The exchange between this leper and the Lord teaches us something else.  The leper says, “If you wish, you can make me clean.”  “If you wish” is not quite right.  The Greek has, “If you desire” or, “If you will”.  The leper poses his need to Jesus not as a matter of his power, but as a matter of his will, as if to say, “Your will be done.”  It is an acknowledgment of the supremacy of the divine will over all things and people.  It is also a confession of faith that the Lord can do whatever he wills.  And, finally, it is a sign that the leper will accept what the Lord’s will is for him.  The Lord replies, “I do will it. Be made clean.”  The Lord’s words indicate that he has only waited for the leper to approach him and to make his request before curing him.  That is, the Lord had an even greater desire to cure the man than the man had of being cured.

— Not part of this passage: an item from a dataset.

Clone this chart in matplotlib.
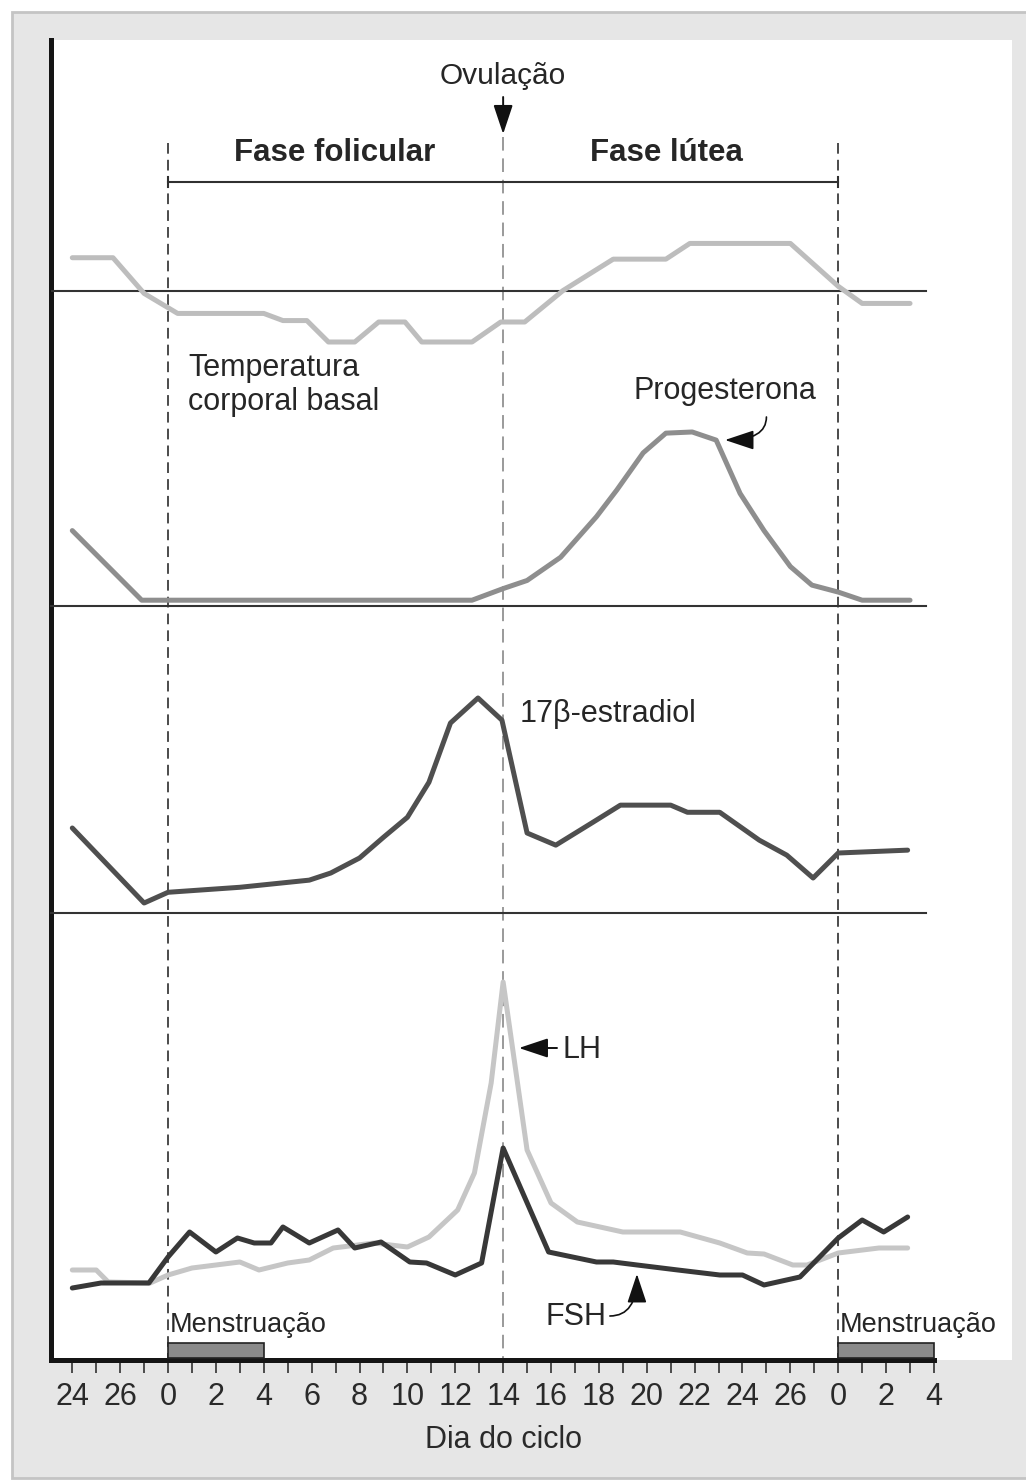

“Then, warning him sternly, he dismissed him at once.”  Jesus several times warns others against publicizing what he has done.  He will not accept testimony from just anyone.  Those whom he particularly warns he seems to regard as poor witnesses who would impede his work.  The Lord warns the demons he expels from telling people who he is — he will not be announced by them.  He also warns crowds who are only interested in a show of miracles not to tell about him because their stories will only attract others like themselves: people who will not listen to his teaching but who only want to see something novel.  In regards to this leper, we see how unreliable he is.  The Lord commands him to follow the law in regards to his cure, but he does not, and instead “he spread the report abroad”.  


We show ourselves as the Lord’s reliable witnesses by obeying his laws throughout our lives, and after praying for what we need, accepting his answer.